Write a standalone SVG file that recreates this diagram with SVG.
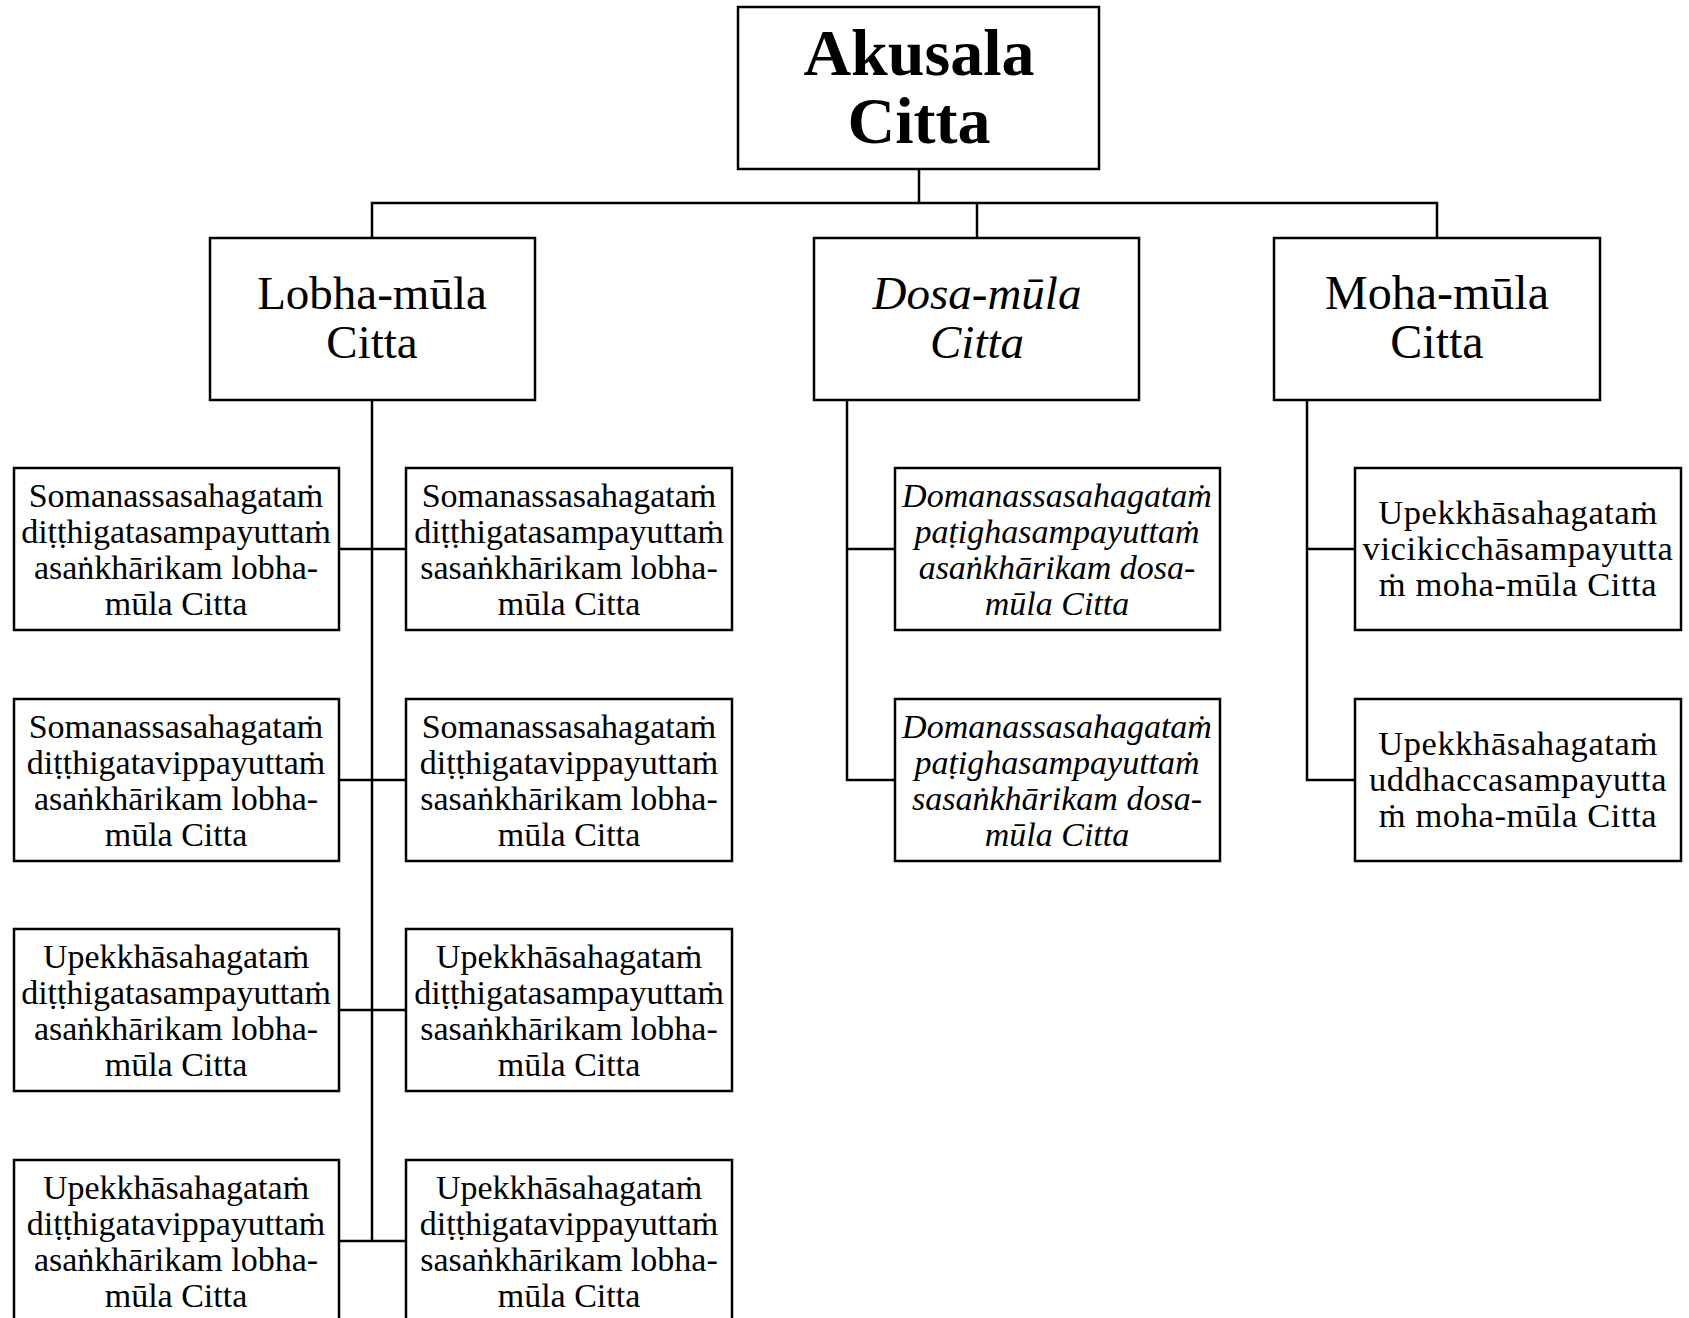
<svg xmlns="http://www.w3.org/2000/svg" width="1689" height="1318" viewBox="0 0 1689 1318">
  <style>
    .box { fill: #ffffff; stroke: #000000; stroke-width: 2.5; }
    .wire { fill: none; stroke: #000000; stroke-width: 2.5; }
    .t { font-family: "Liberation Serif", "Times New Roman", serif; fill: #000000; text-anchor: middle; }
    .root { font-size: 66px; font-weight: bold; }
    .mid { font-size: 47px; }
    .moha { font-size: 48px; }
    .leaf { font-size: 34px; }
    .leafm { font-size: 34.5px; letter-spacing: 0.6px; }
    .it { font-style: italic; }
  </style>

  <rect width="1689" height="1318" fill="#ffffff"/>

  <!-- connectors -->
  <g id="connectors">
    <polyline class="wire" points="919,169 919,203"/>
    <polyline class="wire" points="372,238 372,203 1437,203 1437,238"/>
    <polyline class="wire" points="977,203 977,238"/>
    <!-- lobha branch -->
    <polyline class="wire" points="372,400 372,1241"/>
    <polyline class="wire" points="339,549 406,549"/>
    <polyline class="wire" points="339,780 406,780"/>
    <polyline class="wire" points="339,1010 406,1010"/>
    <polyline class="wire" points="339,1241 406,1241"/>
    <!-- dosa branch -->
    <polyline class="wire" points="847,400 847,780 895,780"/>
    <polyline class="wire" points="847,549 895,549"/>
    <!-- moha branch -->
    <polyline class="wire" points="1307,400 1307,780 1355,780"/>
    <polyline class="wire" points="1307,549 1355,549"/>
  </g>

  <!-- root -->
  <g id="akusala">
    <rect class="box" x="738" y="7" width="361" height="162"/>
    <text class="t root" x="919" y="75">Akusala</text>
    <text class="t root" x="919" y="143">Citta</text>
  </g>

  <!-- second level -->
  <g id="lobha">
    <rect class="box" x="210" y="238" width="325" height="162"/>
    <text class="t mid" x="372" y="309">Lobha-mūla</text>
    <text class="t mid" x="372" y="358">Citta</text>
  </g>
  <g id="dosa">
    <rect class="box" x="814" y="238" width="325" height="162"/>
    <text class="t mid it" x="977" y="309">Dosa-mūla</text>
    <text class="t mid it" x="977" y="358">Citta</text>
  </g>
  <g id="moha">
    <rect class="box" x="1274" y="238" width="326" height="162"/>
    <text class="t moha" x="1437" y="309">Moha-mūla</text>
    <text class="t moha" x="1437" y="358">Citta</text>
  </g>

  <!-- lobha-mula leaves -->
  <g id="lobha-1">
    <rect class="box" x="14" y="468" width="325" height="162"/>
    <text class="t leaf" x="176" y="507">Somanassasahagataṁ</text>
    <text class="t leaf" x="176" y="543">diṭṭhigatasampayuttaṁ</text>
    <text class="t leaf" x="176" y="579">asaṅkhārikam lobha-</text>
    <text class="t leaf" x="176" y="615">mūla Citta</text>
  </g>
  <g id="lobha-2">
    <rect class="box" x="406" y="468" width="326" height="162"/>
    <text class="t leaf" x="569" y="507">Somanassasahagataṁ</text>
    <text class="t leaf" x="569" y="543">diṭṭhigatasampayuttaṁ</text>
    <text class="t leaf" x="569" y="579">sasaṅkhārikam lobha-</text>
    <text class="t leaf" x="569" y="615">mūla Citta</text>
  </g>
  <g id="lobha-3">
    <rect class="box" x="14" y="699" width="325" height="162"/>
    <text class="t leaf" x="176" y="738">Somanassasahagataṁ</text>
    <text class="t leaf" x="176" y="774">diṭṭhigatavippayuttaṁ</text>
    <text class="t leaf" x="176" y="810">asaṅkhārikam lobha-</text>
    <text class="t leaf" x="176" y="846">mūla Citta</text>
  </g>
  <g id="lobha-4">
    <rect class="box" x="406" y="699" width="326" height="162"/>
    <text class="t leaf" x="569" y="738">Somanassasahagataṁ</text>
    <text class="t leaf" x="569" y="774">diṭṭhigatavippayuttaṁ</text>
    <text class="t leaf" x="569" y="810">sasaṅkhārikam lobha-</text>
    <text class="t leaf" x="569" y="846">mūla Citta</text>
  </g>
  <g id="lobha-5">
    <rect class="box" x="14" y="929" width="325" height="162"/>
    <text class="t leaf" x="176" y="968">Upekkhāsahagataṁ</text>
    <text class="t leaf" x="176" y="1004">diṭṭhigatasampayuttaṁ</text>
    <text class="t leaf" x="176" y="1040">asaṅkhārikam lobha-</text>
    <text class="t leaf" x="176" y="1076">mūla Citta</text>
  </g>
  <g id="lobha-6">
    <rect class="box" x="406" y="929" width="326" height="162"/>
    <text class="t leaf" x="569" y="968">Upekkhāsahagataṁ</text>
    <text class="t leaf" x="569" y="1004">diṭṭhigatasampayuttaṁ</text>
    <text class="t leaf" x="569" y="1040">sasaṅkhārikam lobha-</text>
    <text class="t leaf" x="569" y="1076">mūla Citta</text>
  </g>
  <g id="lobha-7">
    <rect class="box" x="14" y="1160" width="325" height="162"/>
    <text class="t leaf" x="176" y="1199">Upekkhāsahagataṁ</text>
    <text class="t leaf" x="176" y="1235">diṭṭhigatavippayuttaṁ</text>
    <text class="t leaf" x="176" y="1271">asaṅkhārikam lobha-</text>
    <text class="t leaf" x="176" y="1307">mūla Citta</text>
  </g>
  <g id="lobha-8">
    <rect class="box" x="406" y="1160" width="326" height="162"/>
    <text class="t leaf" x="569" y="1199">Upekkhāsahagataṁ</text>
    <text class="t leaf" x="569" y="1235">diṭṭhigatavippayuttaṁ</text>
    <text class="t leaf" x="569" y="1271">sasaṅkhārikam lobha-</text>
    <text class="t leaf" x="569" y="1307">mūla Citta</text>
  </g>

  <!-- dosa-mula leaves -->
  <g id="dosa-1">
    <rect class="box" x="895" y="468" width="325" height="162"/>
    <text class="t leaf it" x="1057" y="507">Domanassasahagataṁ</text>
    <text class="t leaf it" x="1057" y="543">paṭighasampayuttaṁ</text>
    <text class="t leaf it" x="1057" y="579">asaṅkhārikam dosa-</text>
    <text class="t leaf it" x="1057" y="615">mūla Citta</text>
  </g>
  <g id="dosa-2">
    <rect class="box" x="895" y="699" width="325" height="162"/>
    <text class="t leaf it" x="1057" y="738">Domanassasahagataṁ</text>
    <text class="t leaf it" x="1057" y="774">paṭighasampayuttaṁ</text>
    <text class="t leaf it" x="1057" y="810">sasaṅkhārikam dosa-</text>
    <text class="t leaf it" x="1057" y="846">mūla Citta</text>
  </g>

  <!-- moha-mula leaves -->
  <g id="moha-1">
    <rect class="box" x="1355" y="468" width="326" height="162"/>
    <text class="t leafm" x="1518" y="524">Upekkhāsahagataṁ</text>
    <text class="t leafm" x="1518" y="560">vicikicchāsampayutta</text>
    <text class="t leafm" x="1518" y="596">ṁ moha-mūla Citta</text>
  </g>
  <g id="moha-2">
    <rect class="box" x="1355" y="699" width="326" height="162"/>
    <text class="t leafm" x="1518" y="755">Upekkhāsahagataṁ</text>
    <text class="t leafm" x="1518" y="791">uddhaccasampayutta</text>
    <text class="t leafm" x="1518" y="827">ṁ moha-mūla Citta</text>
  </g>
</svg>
────────────────────────────────────────
PROBLEM TO SOLVE =>
Return each line exactly as written. Any picture gets left out.

TASK ANSWER =>
Write a standalone SVG file that recreates this diagram with SVG.
<svg xmlns="http://www.w3.org/2000/svg" width="1689" height="1318" viewBox="0 0 1689 1318">
  <style>
    .box { fill: #ffffff; stroke: #000000; stroke-width: 2.5; }
    .wire { fill: none; stroke: #000000; stroke-width: 2.5; }
    .t { font-family: "Liberation Serif", "Times New Roman", serif; fill: #000000; text-anchor: middle; }
    .root { font-size: 66px; font-weight: bold; }
    .mid { font-size: 47px; }
    .moha { font-size: 48px; }
    .leaf { font-size: 34px; }
    .leafm { font-size: 34.5px; letter-spacing: 0.6px; }
    .it { font-style: italic; }
  </style>

  <rect width="1689" height="1318" fill="#ffffff"/>

  <!-- connectors -->
  <g id="connectors">
    <polyline class="wire" points="919,169 919,203"/>
    <polyline class="wire" points="372,238 372,203 1437,203 1437,238"/>
    <polyline class="wire" points="977,203 977,238"/>
    <!-- lobha branch -->
    <polyline class="wire" points="372,400 372,1241"/>
    <polyline class="wire" points="339,549 406,549"/>
    <polyline class="wire" points="339,780 406,780"/>
    <polyline class="wire" points="339,1010 406,1010"/>
    <polyline class="wire" points="339,1241 406,1241"/>
    <!-- dosa branch -->
    <polyline class="wire" points="847,400 847,780 895,780"/>
    <polyline class="wire" points="847,549 895,549"/>
    <!-- moha branch -->
    <polyline class="wire" points="1307,400 1307,780 1355,780"/>
    <polyline class="wire" points="1307,549 1355,549"/>
  </g>

  <!-- root -->
  <g id="akusala">
    <rect class="box" x="738" y="7" width="361" height="162"/>
    <text class="t root" x="919" y="75">Akusala</text>
    <text class="t root" x="919" y="143">Citta</text>
  </g>

  <!-- second level -->
  <g id="lobha">
    <rect class="box" x="210" y="238" width="325" height="162"/>
    <text class="t mid" x="372" y="309">Lobha-mūla</text>
    <text class="t mid" x="372" y="358">Citta</text>
  </g>
  <g id="dosa">
    <rect class="box" x="814" y="238" width="325" height="162"/>
    <text class="t mid it" x="977" y="309">Dosa-mūla</text>
    <text class="t mid it" x="977" y="358">Citta</text>
  </g>
  <g id="moha">
    <rect class="box" x="1274" y="238" width="326" height="162"/>
    <text class="t moha" x="1437" y="309">Moha-mūla</text>
    <text class="t moha" x="1437" y="358">Citta</text>
  </g>

  <!-- lobha-mula leaves -->
  <g id="lobha-1">
    <rect class="box" x="14" y="468" width="325" height="162"/>
    <text class="t leaf" x="176" y="507">Somanassasahagataṁ</text>
    <text class="t leaf" x="176" y="543">diṭṭhigatasampayuttaṁ</text>
    <text class="t leaf" x="176" y="579">asaṅkhārikam lobha-</text>
    <text class="t leaf" x="176" y="615">mūla Citta</text>
  </g>
  <g id="lobha-2">
    <rect class="box" x="406" y="468" width="326" height="162"/>
    <text class="t leaf" x="569" y="507">Somanassasahagataṁ</text>
    <text class="t leaf" x="569" y="543">diṭṭhigatasampayuttaṁ</text>
    <text class="t leaf" x="569" y="579">sasaṅkhārikam lobha-</text>
    <text class="t leaf" x="569" y="615">mūla Citta</text>
  </g>
  <g id="lobha-3">
    <rect class="box" x="14" y="699" width="325" height="162"/>
    <text class="t leaf" x="176" y="738">Somanassasahagataṁ</text>
    <text class="t leaf" x="176" y="774">diṭṭhigatavippayuttaṁ</text>
    <text class="t leaf" x="176" y="810">asaṅkhārikam lobha-</text>
    <text class="t leaf" x="176" y="846">mūla Citta</text>
  </g>
  <g id="lobha-4">
    <rect class="box" x="406" y="699" width="326" height="162"/>
    <text class="t leaf" x="569" y="738">Somanassasahagataṁ</text>
    <text class="t leaf" x="569" y="774">diṭṭhigatavippayuttaṁ</text>
    <text class="t leaf" x="569" y="810">sasaṅkhārikam lobha-</text>
    <text class="t leaf" x="569" y="846">mūla Citta</text>
  </g>
  <g id="lobha-5">
    <rect class="box" x="14" y="929" width="325" height="162"/>
    <text class="t leaf" x="176" y="968">Upekkhāsahagataṁ</text>
    <text class="t leaf" x="176" y="1004">diṭṭhigatasampayuttaṁ</text>
    <text class="t leaf" x="176" y="1040">asaṅkhārikam lobha-</text>
    <text class="t leaf" x="176" y="1076">mūla Citta</text>
  </g>
  <g id="lobha-6">
    <rect class="box" x="406" y="929" width="326" height="162"/>
    <text class="t leaf" x="569" y="968">Upekkhāsahagataṁ</text>
    <text class="t leaf" x="569" y="1004">diṭṭhigatasampayuttaṁ</text>
    <text class="t leaf" x="569" y="1040">sasaṅkhārikam lobha-</text>
    <text class="t leaf" x="569" y="1076">mūla Citta</text>
  </g>
  <g id="lobha-7">
    <rect class="box" x="14" y="1160" width="325" height="162"/>
    <text class="t leaf" x="176" y="1199">Upekkhāsahagataṁ</text>
    <text class="t leaf" x="176" y="1235">diṭṭhigatavippayuttaṁ</text>
    <text class="t leaf" x="176" y="1271">asaṅkhārikam lobha-</text>
    <text class="t leaf" x="176" y="1307">mūla Citta</text>
  </g>
  <g id="lobha-8">
    <rect class="box" x="406" y="1160" width="326" height="162"/>
    <text class="t leaf" x="569" y="1199">Upekkhāsahagataṁ</text>
    <text class="t leaf" x="569" y="1235">diṭṭhigatavippayuttaṁ</text>
    <text class="t leaf" x="569" y="1271">sasaṅkhārikam lobha-</text>
    <text class="t leaf" x="569" y="1307">mūla Citta</text>
  </g>

  <!-- dosa-mula leaves -->
  <g id="dosa-1">
    <rect class="box" x="895" y="468" width="325" height="162"/>
    <text class="t leaf it" x="1057" y="507">Domanassasahagataṁ</text>
    <text class="t leaf it" x="1057" y="543">paṭighasampayuttaṁ</text>
    <text class="t leaf it" x="1057" y="579">asaṅkhārikam dosa-</text>
    <text class="t leaf it" x="1057" y="615">mūla Citta</text>
  </g>
  <g id="dosa-2">
    <rect class="box" x="895" y="699" width="325" height="162"/>
    <text class="t leaf it" x="1057" y="738">Domanassasahagataṁ</text>
    <text class="t leaf it" x="1057" y="774">paṭighasampayuttaṁ</text>
    <text class="t leaf it" x="1057" y="810">sasaṅkhārikam dosa-</text>
    <text class="t leaf it" x="1057" y="846">mūla Citta</text>
  </g>

  <!-- moha-mula leaves -->
  <g id="moha-1">
    <rect class="box" x="1355" y="468" width="326" height="162"/>
    <text class="t leafm" x="1518" y="524">Upekkhāsahagataṁ</text>
    <text class="t leafm" x="1518" y="560">vicikicchāsampayutta</text>
    <text class="t leafm" x="1518" y="596">ṁ moha-mūla Citta</text>
  </g>
  <g id="moha-2">
    <rect class="box" x="1355" y="699" width="326" height="162"/>
    <text class="t leafm" x="1518" y="755">Upekkhāsahagataṁ</text>
    <text class="t leafm" x="1518" y="791">uddhaccasampayutta</text>
    <text class="t leafm" x="1518" y="827">ṁ moha-mūla Citta</text>
  </g>
</svg>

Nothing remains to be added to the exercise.